Christianity was founded around 2000 years ago in the area of modern-day Israel and Palestine.

It is based on the teachings of Jesus of Nazareth, known as Christ (the anointed one). Christianity is a world-wide religion followed by people of many different cultures and backgrounds. Although Christians hold much in common, there is a wide diversity of beliefs, ethical standpoints and forms of worship among the many denominations and groups which make up the Christian Church. The two major groups of Christians in Britain are Protestants and Roman Catholics.  Orthodox christians make up the remainder of the Christian community.

At the centre of Christian belief is Jesus, who is regarded as the revelation of God. For many Christians this revelation is such that he is understood to be the incarnation of God. The Christian holy book is called the Bible and key Christian practices are baptism and Holy Communion (or Eucharist). Prayer and meditation are important to Christians in their daily life, and many Christians are also involved with justice, peace and development issues, in common with adherents of other faiths.


Attitudes to healthcare staff and illness

Most Christians have a positive attitude towards healthcare staff and are willing to seek medical help and advice when sick.


Religious practices

Key Christian practices (depending on denomination) are Holy Communion, confession, absolution and the anointing of the sick. The relevant hospital chaplain would be able to offer these sacraments to Christians on a hospital ward. Prayer is also very important to Christians and they would appreciate some privacy for this.

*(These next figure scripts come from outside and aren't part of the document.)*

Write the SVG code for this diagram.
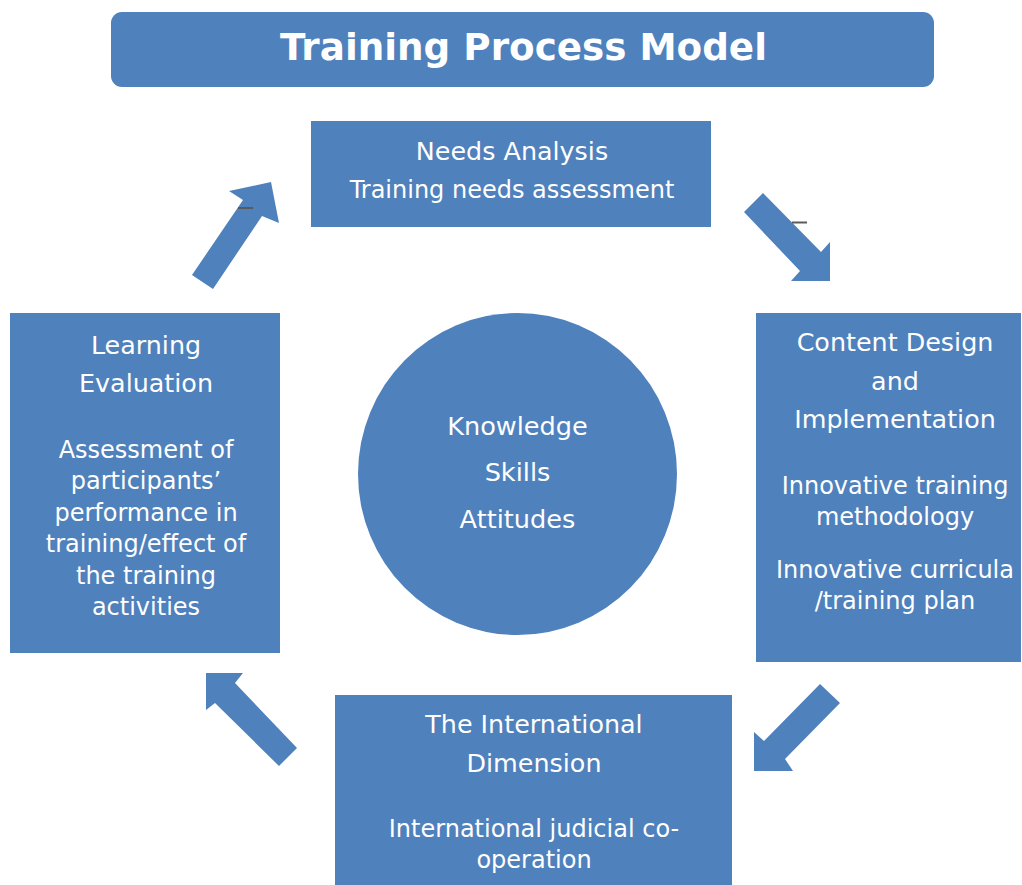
<svg xmlns="http://www.w3.org/2000/svg" width="1022" height="885" viewBox="0 0 1022 885">
<style>
.shape{fill:#4F81BD}
text{font-family:"DejaVu Sans","Liberation Sans",sans-serif;fill:#FFFFFF;text-anchor:middle}
.title{font-size:37.3px;font-weight:bold}
.h{font-size:25.4px}
.b{font-size:24px}
.c{font-size:25.6px}
.dash{stroke:#5A5A5A;stroke-width:2}
</style>
<rect width="1022" height="885" fill="#FFFFFF"/>
<g id="title">
<rect class="shape" x="111" y="12" width="823" height="75" rx="11"/>
<text class="title" x="523.5" y="60">Training Process Model</text>
</g>
<g id="needs-analysis">
<rect class="shape" x="311" y="121" width="400" height="106"/>
<text class="h" x="512" y="160">Needs Analysis</text>
<text class="b" x="512" y="198">Training needs assessment</text>
</g>
<g id="content-design">
<rect class="shape" x="756" y="313" width="265" height="349"/>
<text class="h" x="895" y="351">Content Design</text>
<text class="h" x="895" y="390">and</text>
<text class="h" x="895" y="428">Implementation</text>
<text class="b" x="895" y="494">Innovative training</text>
<text class="b" x="895" y="525">methodology</text>
<text class="b" x="895" y="578">Innovative curricula</text>
<text class="b" x="895" y="609">/training plan</text>
</g>
<g id="international-dimension">
<rect class="shape" x="335" y="695" width="397" height="190"/>
<text class="h" x="534" y="733">The International</text>
<text class="h" x="534" y="772">Dimension</text>
<text class="b" x="534" y="837">International judicial co-</text>
<text class="b" x="534" y="868">operation</text>
</g>
<g id="learning-evaluation">
<rect class="shape" x="10" y="313" width="270" height="340"/>
<text class="h" x="146" y="354">Learning</text>
<text class="h" x="146" y="392">Evaluation</text>
<text class="b" x="146" y="458">Assessment of</text>
<text class="b" x="146" y="489">participants’</text>
<text class="b" x="146" y="521">performance in</text>
<text class="b" x="146" y="552">training/effect of</text>
<text class="b" x="146" y="584">the training</text>
<text class="b" x="146" y="615">activities</text>
</g>
<g id="core">
<ellipse class="shape" cx="517.5" cy="474" rx="159.5" ry="161"/>
<text class="c" x="517.5" y="435">Knowledge</text>
<text class="c" x="517.5" y="481">Skills</text>
<text class="c" x="517.5" y="528">Attitudes</text>
</g>
<g id="connectors">
<polygon class="shape" points="192,275 243,200 229,191 271,182 279,223 262,216 213,289"/>
<polygon class="shape" points="763,193 821,252 830,242 830,281 791,281 800,271 744,212"/>
<polygon class="shape" points="820,684 840,703 785,759 793,771 754,771 754,732 764,741"/>
<polygon class="shape" points="297,748 235,683 243,673 206,673 206,710 215,703 279,766"/>
<line class="dash" x1="238" y1="208" x2="253" y2="208"/>
<line class="dash" x1="792" y1="222.5" x2="807" y2="222.5"/>
</g>
</svg>
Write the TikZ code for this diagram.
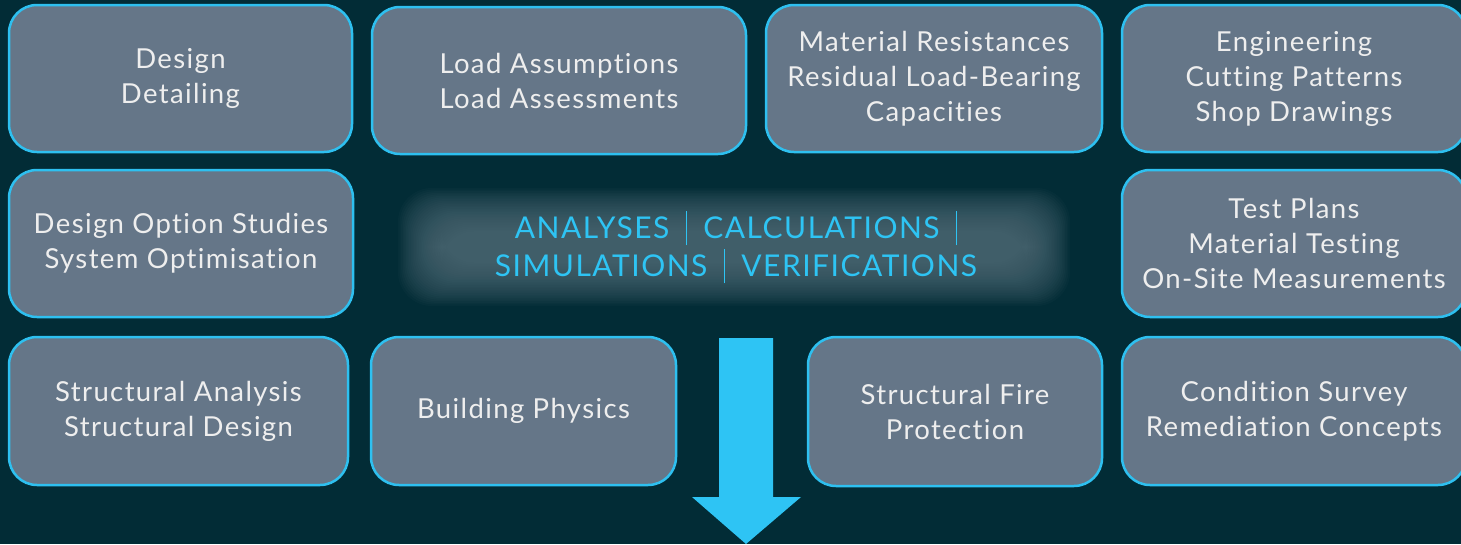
\documentclass[tikz,border=0pt]{standalone}
\usepackage{fontspec}
\setmainfont{Lato}[Ligatures=NoCommon, LetterSpace=5]
\definecolor{bg}{HTML}{022C36}
\definecolor{boxfill}{HTML}{657688}
\definecolor{boxline}{HTML}{2EC0F0}
\definecolor{txt}{HTML}{EEEEEE}
\definecolor{accent}{HTML}{2EC4F4}
\definecolor{glow}{HTML}{5E7884}
\tikzset{
  card/.style={draw=boxline, line width=2.5pt, fill=boxfill, rounded corners=28pt,
    text=txt, align=center, font=\fontsize{27.5}{35}\selectfont, inner sep=0pt},
  bigarrow/.style={fill=accent},
  centertext/.style={text=accent, align=center, font=\fontsize{30}{38}\selectfont}
}
\newcommand\mkcard[6]{%
  \pgfmathsetmacro\cw{#4-#2}\pgfmathsetmacro\ch{#5-#3}%
  \node[card, minimum width=\cw pt, minimum height=\ch pt] (#1) at ({(#2+#4)/2},{(#3+#5)/2}) {#6};}
\newcommand\sepbar{\hspace{0.55em}\rule[-0.22em]{1pt}{1.15em}\hspace{0.55em}}
\begin{document}
\begin{tikzpicture}[x=1pt,y=-1pt]
\fill[bg] (0,0) rectangle (1461,544);
\useasboundingbox (0,0) rectangle (1461,544);
\clip (0,0) rectangle (1461,544);
% glow
\foreach \i in {0,...,27}{
  \fill[glow, fill opacity=0.05, rounded corners=34pt] (398+1.6*\i,188+1.6*\i) rectangle (1070-1.6*\i,306-1.6*\i);
}
% row 1
\mkcard{design}{9}{5}{352}{152}{Design\\Detailing}
\mkcard{load}{372}{7}{746}{154}{Load Assumptions\\Load Assessments}
\mkcard{material}{766}{5}{1102}{152}{Material Resistances\\Residual Load-Bearing\\Capacities}
\mkcard{engineering}{1122}{5}{1466}{152}{Engineering\\Cutting Patterns\\Shop Drawings}
% row 2
\mkcard{option}{9}{170}{353}{317}{Design Option Studies\\System Optimisation}
\mkcard{test}{1122}{170}{1466}{317}{Test Plans\\Material Testing\\On-Site Measurements}
% row 3
\mkcard{structural}{9}{337}{348}{485}{Structural Analysis\\Structural Design}
\mkcard{physics}{371}{337}{676}{485}{Building Physics}
\mkcard{fire}{808}{337}{1102}{486}{Structural Fire\\Protection}
\mkcard{condition}{1122}{337}{1466}{485}{Condition Survey\\Remediation Concepts}
% centre text
\node[centertext] (core) at (736,247) {ANALYSES\sepbar CALCULATIONS\sepbar\\SIMULATIONS\sepbar VERIFICATIONS};
% big arrow
\fill[bigarrow] (719,338) -- (773,338) -- (773,497) -- (801,497) -- (746,544) -- (692,497) -- (719,497) -- cycle;
\end{tikzpicture}
\end{document}
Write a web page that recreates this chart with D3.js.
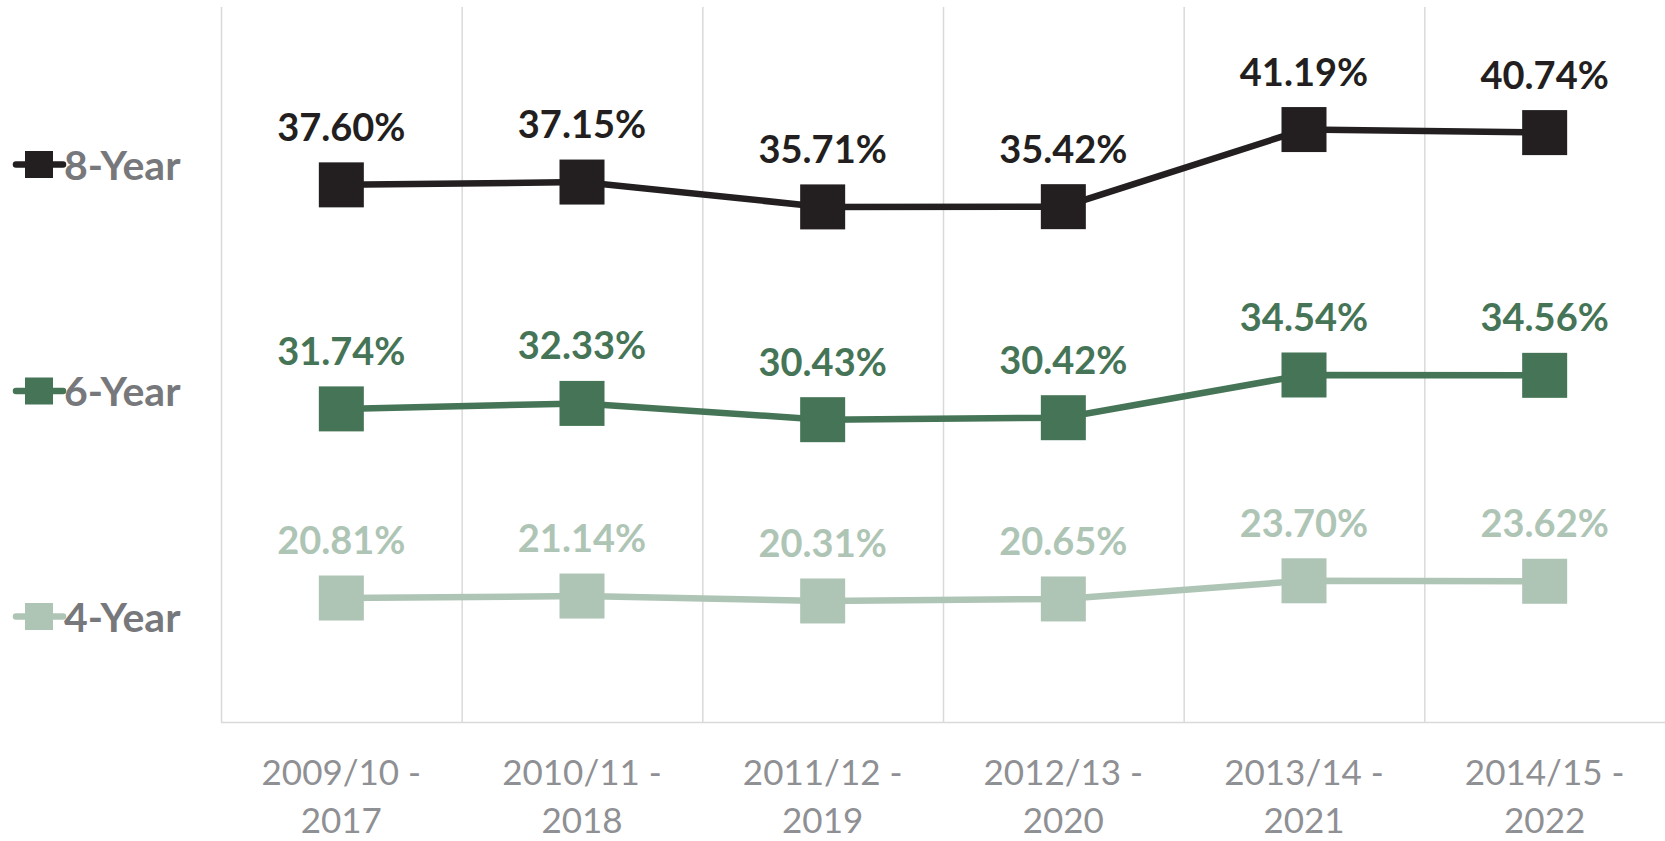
<!DOCTYPE html>
<html>
<head>
<meta charset="utf-8">
<script src="https://cdn.jsdelivr.net/npm/d3@7"></script>
<style>
  body { margin: 0; background: #fff; }
  svg { display: block; font-family: Lato, "Open Sans", sans-serif; }
</style>
</head>
<body>
<div id="chart"></div>
<script>
// Data (stacked line chart, values in %)
const categories = ["2009/10 - 2017", "2010/11 - 2018", "2011/12 - 2019", "2012/13 - 2020", "2013/14 - 2021", "2014/15 - 2022"];
const seriesNames = ["4-Year", "6-Year", "8-Year"];
const fourYear = [20.81, 21.14, 20.31, 20.65, 23.70, 23.62];
const sixYear = [31.74, 32.33, 30.43, 30.42, 34.54, 34.56];
const eightYear = [37.60, 37.15, 35.71, 35.42, 41.19, 40.74];
const seriesColors = { "4-Year": "#aec5b5", "6-Year": "#457556", "8-Year": "#231f20" };

const width = 1665, height = 841;
const plot = { left: 221, right: 1665, top: 7, bottom: 722 };

const svg = d3.select("#chart").append("svg")
    .attr("width", width)
    .attr("height", height);

// table for d3.stack
const table = categories.map((c, i) => ({
    cat: c, "4-Year": fourYear[i], "6-Year": sixYear[i], "8-Year": eightYear[i]
}));
const stacked = d3.stack().keys(seriesNames)(table);

const x = d3.scaleBand().domain(categories).range([plot.left, plot.right]);
const y = d3.scaleLinear().domain([0, 120]).range([plot.bottom, plot.top]);
const cx = d => x(d) + x.bandwidth() / 2;

// vertical gridlines at category boundaries
svg.append("g").selectAll("line")
    .data(categories)
    .enter()
    .append("line")
    .attr("x1", d => x(d) + 0.5).attr("x2", d => x(d) + 0.5)
    .attr("y1", plot.top).attr("y2", plot.bottom)
    .attr("stroke", "#d9d9d9").attr("stroke-width", 1.5);

// bottom axis line
svg.append("line")
    .attr("x1", plot.left).attr("x2", plot.right)
    .attr("y1", plot.bottom + 0.5).attr("y2", plot.bottom + 0.5)
    .attr("stroke", "#d9d9d9").attr("stroke-width", 1.5);

// category labels on two lines
const catLabels = svg.append("g").selectAll("text")
    .data(categories)
    .enter()
    .append("text")
    .attr("text-anchor", "middle")
    .attr("fill", "#8f9094")
    .style("font-size", "35px");
catLabels.each(function (d) {
    const parts = d.split(" - ");
    const t = d3.select(this);
    t.append("tspan").attr("x", cx(d)).attr("y", 785).text(parts[0] + " -");
    t.append("tspan").attr("x", cx(d)).attr("y", 833).text(parts[1]);
});

// lines, markers, labels
const line = d3.line()
    .x(d => cx(d.data.cat))
    .y(d => y(d[1]));

const markerSize = 45;
stacked.forEach(layer => {
    const color = seriesColors[layer.key];
    const g = svg.append("g");
    g.append("path")
        .datum(layer)
        .attr("d", line)
        .attr("fill", "none")
        .attr("stroke", color)
        .attr("stroke-width", 6.5);
    g.selectAll("rect")
        .data(layer)
        .enter()
        .append("rect")
        .attr("x", d => cx(d.data.cat) - markerSize / 2)
        .attr("y", d => y(d[1]) - markerSize / 2)
        .attr("width", markerSize)
        .attr("height", markerSize)
        .attr("fill", color);
    g.selectAll("text")
        .data(layer)
        .enter()
        .append("text")
        .attr("x", d => cx(d.data.cat))
        .attr("y", d => y(d[1]) - 44)
        .attr("text-anchor", "middle")
        .attr("fill", color)
        .style("font-size", "38px")
        .style("font-weight", "bold")
        .text(d => d.data[layer.key].toFixed(2) + "%");
});

// legend on the left
const legendY = { "8-Year": 164.5, "6-Year": 391, "4-Year": 616.5 };
const legend = svg.append("g").selectAll("g")
    .data(seriesNames)
    .enter()
    .append("g")
    .attr("transform", d => `translate(0, ${legendY[d]})`);
legend.append("line")
    .attr("x1", 16).attr("x2", 63)
    .attr("stroke", d => seriesColors[d])
    .attr("stroke-width", 6.5)
    .attr("stroke-linecap", "round");
legend.append("rect")
    .attr("x", 25).attr("y", -13.5)
    .attr("width", 28).attr("height", 27)
    .attr("fill", d => seriesColors[d]);
legend.append("text")
    .attr("x", 64).attr("y", 15)
    .attr("fill", "#77787b")
    .style("font-size", "41px")
    .style("font-weight", "bold")
    .text(d => d);
</script>
</body>
</html>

There are no universal Christian dietary regulations.



There are no universal Christian fasting regulations. Some Christians fast on particular days and at particular times of the year. Some Christians give up certain foods during Lent (a 40-day period between Ash Wednesday and Easter). Other Christians observe Friday as a no-meat day or may fast before receiving Holy Communion.


Washing and toilet

Washing and toilet present no unusual problems for Christians.


Ideas of modesty and dress

There are no particular points to be noted in this area and most Christians would not object to being examined by doctors of the opposite sex.


Death customs

Dying patients of all Christian denominations may wish the services of the appropriate chaplain. It is important that whenever possible Roman Catholic patients be offered the sacrament known as the sacrament of the sick. If a baby is seriously ill, stillborn or dies shortly after birth, it is customary for parents to be offered a service of blessing, baptism or funeral for their baby. A chaplain or minister usually performs the service, although a member of staff may perform an emergency baptism in their absence if requested. Some Christians do not practise infant baptism and may prefer that sick or dying babies receive a blessing instead.


Birth customs

There are no specific or universal Christian customs relating to birth itself, although many Christian traditions practise infant baptism. This may be significant for a new-born child who is dying, as the family may request that the baby is baptised.


Family planning

For many Christians, family planning is an individual choice. All Christian churches uphold the sanctity of life and every effort is made to preserve life. Certain churches discourage their members from using artificial means of contraception. Roman Catholics believe that every human being has a divine right to live, and that life begins at conception, so abortion is forbidden. Abortion is also strongly condemned in some other Christian denominations.


Blood transfusions, transplants and organ donation

Most Christians do not object to blood transfusions and may receive transplants or donate organs for transplant. Jehovah's Witnesses are an exception to this (see the relevant section for further details).